Клеопатра воспользовалась своим влиянием на Антония и первым долгом заставила признать своего сына от Цезаря, Птолемея-Цезариона, законным наследником египетской короны. Декрет Антония был, по ее просьбе, тотчас же утвержден его коллегами, Октавием и Лепидом. Антоний старался мотивировать эту милость, оказанную им Клеопатре, тем, что египетская царица, якобы, оказала римлянам немаловажные услуги во время междоусобной войны. Удовлетворив честолюбие египтянки, Антоний без всяких околичностей решился привести в исполнение все ее планы. Клеопатра, как большинство женщин, была нрава мстительного. Сестра ее, Арсиноэ, покинула Рим, где она была еще во время чествования Цезаря, и теперь жила в Милете. Клеопатра, вероятно, опасалась, чтобы сестра не произвела какого-либо возмущения в Египте; царица заметила еще во время александрийской войны, что Арсиноэ, несмотря на свою молодость, интриганка и очень честолюбива:
Или по этой причине, или просто Клеопатра хотела отомстить сестре за ее прошлое поведение, но царица упросила Антония убить Арсиноэ. Антоний не смог отказать своей прекрасной повелительнице, и несчастная Арсиноэ была задушена в храме Артемия Левкофринского, куда она спряталась для того, чтобы избегнуть преследовавших ее клевретов Антония. Потом был арестован один египтянин, сосланный в Малую Азию и выдававший себя там за Птолемея XII, который, как мы уже знаем, потонул в Ниле. Неизвестно, по какой причине Клеопатра велела его засадить в большой храм Эфеса, Мегабиз. По желанию Клеопатры, его арестовал Антоний. Его не убили только благодаря вмешательству магистратов города. В то же самое время, по приказанию Антония, был обезглавлен Сарапион, старый командир египетской эскадры в Кипре. Этою казнью Клеопатра была отомщена за измену наварха во время александрийской войны, а Антоний за то, что Сарапион помогал Кассию.

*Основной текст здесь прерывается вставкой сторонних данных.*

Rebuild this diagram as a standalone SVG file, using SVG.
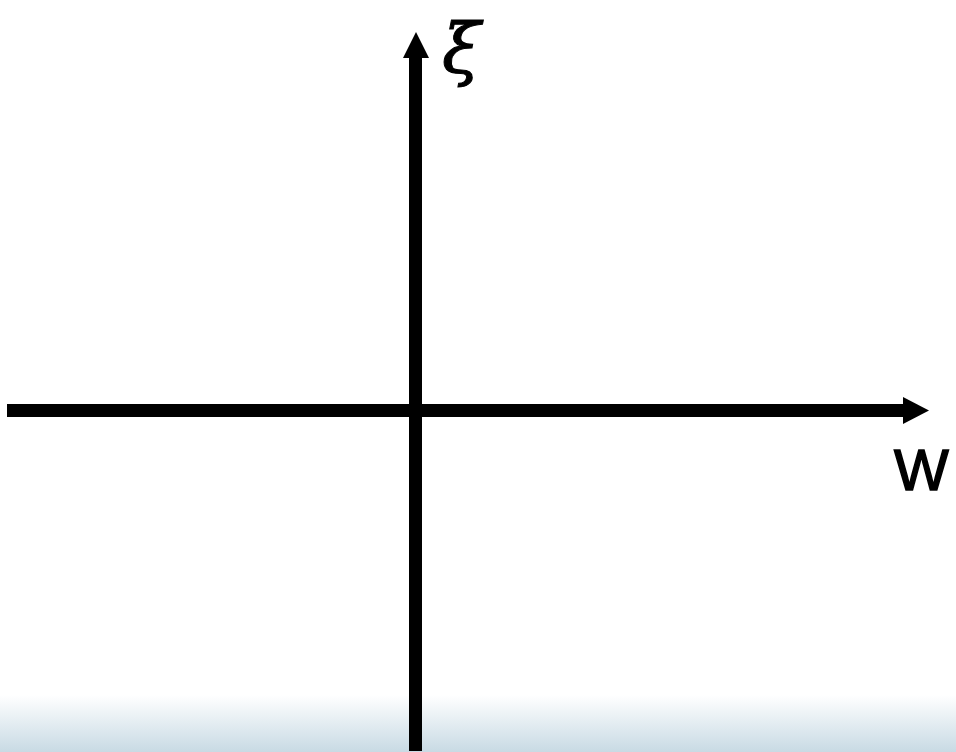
<svg xmlns="http://www.w3.org/2000/svg" width="956" height="752" viewBox="0 0 956 752">
<defs>
<linearGradient id="bg" x1="0" y1="0" x2="0" y2="1">
<stop offset="0" stop-color="#ffffff"/>
<stop offset="1" stop-color="#c8dae4"/>
</linearGradient>
</defs>
<style>
.axis{stroke:#000;stroke-width:13;fill:none}
.head{fill:#000}
</style>
<rect x="0" y="0" width="956" height="752" fill="#fff"/>
<rect x="0" y="695" width="956" height="57" fill="url(#bg)"/>
<g id="connectors">
<line class="axis" x1="7" y1="410.5" x2="905" y2="410.5"/>
<polygon class="head" points="903,397 929,410.5 903,424"/>
<line class="axis" x1="415.5" y1="751" x2="415.5" y2="56"/>
<polygon class="head" points="403,58 416,32 429,58"/>
</g>
<g id="label-xi">
<text x="442" y="73" font-family="'DejaVu Serif', serif" font-style="italic" font-size="70" stroke="#000" stroke-width="1">ξ</text>
</g>
<g id="label-w">
<text x="894" y="490" font-family="'Liberation Sans', sans-serif" font-size="58" stroke="#000" stroke-width="1.5">W</text>
</g>
</svg>
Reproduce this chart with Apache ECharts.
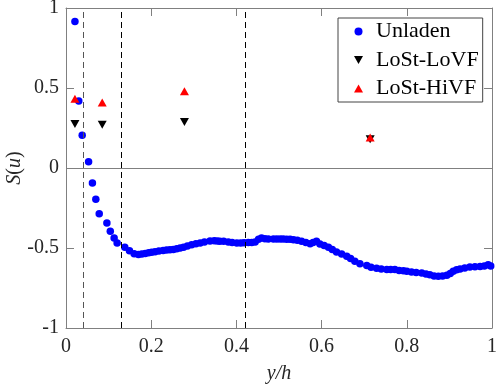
<!DOCTYPE html>
<html><head><meta charset="utf-8">
<script src="https://cdn.jsdelivr.net/npm/echarts@6/dist/echarts.min.js"></script>
<style>html,body{margin:0;padding:0;background:#fff}#c{width:498px;height:384px}</style>
</head><body><div id="c"></div>
<script>
const unladenX = [0.021,0.030,0.038,0.053,0.062,0.070,0.078,0.096,0.104,0.113,0.120,0.138,0.149,0.160,0.170,0.178,0.186,0.194,0.201,0.209,0.218,0.228,0.236,0.244,0.252,0.260,0.268,0.276,0.285,0.295,0.305,0.315,0.325,0.338,0.348,0.355,0.361,0.370,0.381,0.390,0.401,0.410,0.418,0.428,0.436,0.444,0.452,0.459,0.467,0.475,0.487,0.495,0.503,0.510,0.518,0.526,0.534,0.543,0.553,0.563,0.573,0.580,0.588,0.596,0.606,0.616,0.625,0.635,0.647,0.659,0.668,0.678,0.690,0.706,0.716,0.729,0.740,0.753,0.762,0.772,0.782,0.792,0.800,0.811,0.822,0.835,0.845,0.854,0.864,0.874,0.884,0.894,0.902,0.909,0.917,0.925,0.936,0.948,0.960,0.972,0.982,0.991,0.997];
const unladenY = [0.916,0.419,0.204,0.039,-0.094,-0.196,-0.286,-0.344,-0.396,-0.438,-0.469,-0.496,-0.517,-0.536,-0.540,-0.538,-0.534,-0.530,-0.527,-0.524,-0.518,-0.515,-0.512,-0.511,-0.510,-0.505,-0.500,-0.496,-0.488,-0.479,-0.474,-0.469,-0.462,-0.456,-0.455,-0.456,-0.458,-0.458,-0.463,-0.466,-0.469,-0.468,-0.467,-0.466,-0.465,-0.463,-0.445,-0.438,-0.442,-0.444,-0.444,-0.444,-0.444,-0.444,-0.446,-0.446,-0.448,-0.452,-0.458,-0.465,-0.473,-0.465,-0.458,-0.475,-0.485,-0.496,-0.510,-0.525,-0.538,-0.552,-0.566,-0.583,-0.598,-0.610,-0.620,-0.627,-0.632,-0.635,-0.635,-0.635,-0.640,-0.642,-0.645,-0.650,-0.653,-0.656,-0.662,-0.667,-0.675,-0.677,-0.675,-0.671,-0.660,-0.646,-0.636,-0.631,-0.625,-0.619,-0.617,-0.615,-0.612,-0.604,-0.612];
const loVFX = [0.021,0.085,0.278,0.714];
const loVFY = [0.275,0.270,0.288,0.180];
const hiVFX = [0.021,0.085,0.278,0.714];
const hiVFY = [0.433,0.410,0.479,0.191];
const dashedX = [0.042,0.127,0.425];
const xTicks = [0,0.2,0.4,0.6,0.8,1];
const yTicks = [-1,-0.5,0,0.5,1];

const zip = (a,b)=>a.map((v,i)=>[v,b[i]]);
const F = 'Liberation Serif';
const axisCol = '#808080';
const downTri = 'path://M0,0 L10,0 L5,8.66 Z';
const upTri = 'path://M5,0 L10,8.66 L0,8.66 Z';
const chart = echarts.init(document.getElementById('c'));
const baseX = {type:'value',min:0,max:1,interval:0.2,
  axisLine:{show:true,onZero:false,lineStyle:{color:axisCol,width:1}},
  axisTick:{show:true,inside:true,length:8,lineStyle:{color:axisCol}},
  splitLine:{show:false}};
const baseY = {type:'value',min:-1,max:1,interval:0.5,
  axisLine:{show:true,onZero:false,lineStyle:{color:axisCol,width:1}},
  axisTick:{show:true,inside:true,length:8,lineStyle:{color:axisCol}},
  splitLine:{show:false}};
chart.setOption({
  animation:false,
  backgroundColor:'#fff',
  grid:{left:66,right:6,top:8,bottom:56,containLabel:false,outerBoundsMode:'none'},
  xAxis:[
    Object.assign({},baseX,{position:'bottom',
      axisLabel:{margin:9,fontFamily:F,fontSize:20,color:'#262626',formatter:v=>String(v)},
      name:'y/h',nameLocation:'middle',nameGap:36,nameMoveOverlap:false,
      nameTextStyle:{fontFamily:F,fontSize:20,fontStyle:'italic',color:'#262626'}}),
    Object.assign({},baseX,{position:'top',axisLabel:{show:false}})
  ],
  yAxis:[
    Object.assign({},baseY,{position:'left',
      axisLabel:{margin:7,fontFamily:F,fontSize:20,color:'#262626',formatter:v=>String(v)},
      name:'{i|S}{n|(}{i|u}{n|)}',nameLocation:'middle',nameGap:41,nameRotate:90,nameMoveOverlap:false,
      nameTextStyle:{rich:{i:{fontFamily:F,fontSize:20,fontStyle:'italic',color:'#262626'},n:{fontFamily:F,fontSize:20,color:'#262626'}}}}),
    Object.assign({},baseY,{position:'right',axisLabel:{show:false}})
  ],
  legend:{
    left:338,top:18,orient:'vertical',
    backgroundColor:'#fff',borderColor:'#444',borderWidth:1,
    padding:[0,4,0,16],itemGap:1.5,itemWidth:9,itemHeight:8,
    textStyle:{fontFamily:F,fontSize:22,color:'#000',lineHeight:27,padding:[0,0,0,8]},
    data:['Unladen','LoSt-LoVF','LoSt-HiVF']
  },
  series:[
    {name:'lines',type:'line',data:[],silent:true,
      markLine:{silent:true,symbol:'none',label:{show:false},animation:false,
        data:[
          {yAxis:0,lineStyle:{color:axisCol,type:'solid',width:1}},
          {xAxis:dashedX[0],lineStyle:{color:'#555',type:[6,4],width:1}},
          {xAxis:dashedX[1],lineStyle:{color:'#000',type:[6,4],width:1}},
          {xAxis:dashedX[2],lineStyle:{color:'#000',type:[6,4],width:1}}
        ]}},
    {name:'Unladen',type:'scatter',symbol:'circle',symbolSize:7.5,
      itemStyle:{color:'#0000ff',opacity:1},data:zip(unladenX,unladenY)},
    {name:'LoSt-LoVF',type:'scatter',symbol:downTri,symbolSize:[9,8],
      itemStyle:{color:'#000',opacity:1},data:zip(loVFX,loVFY)},
    {name:'LoSt-HiVF',type:'scatter',symbol:upTri,symbolSize:[9,8],
      itemStyle:{color:'#ff0000',opacity:1},data:zip(hiVFX,hiVFY)}
  ]
});
</script></body></html>
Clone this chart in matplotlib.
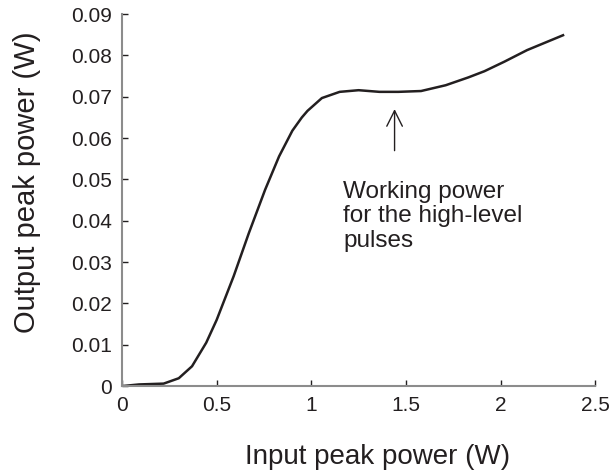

В то время, как Клеопатра, летом 41 года, прибыла в Тарс, Антоний собирался идти на Парты. По истечении месяца, войска были собраны и готовы идти в поход; ничто не задерживало больше Антония выступить. Но этот месяц Антоний провел с Клеопатрою и не заметил, как он прошел: так быстро летело для него время с прекрасною царицей. Антоний забыл всякое благоразумие и вполне отдался своей страсти, а потому отложил свой поход до весны, а сам последовал за Клеопатрой в Египет.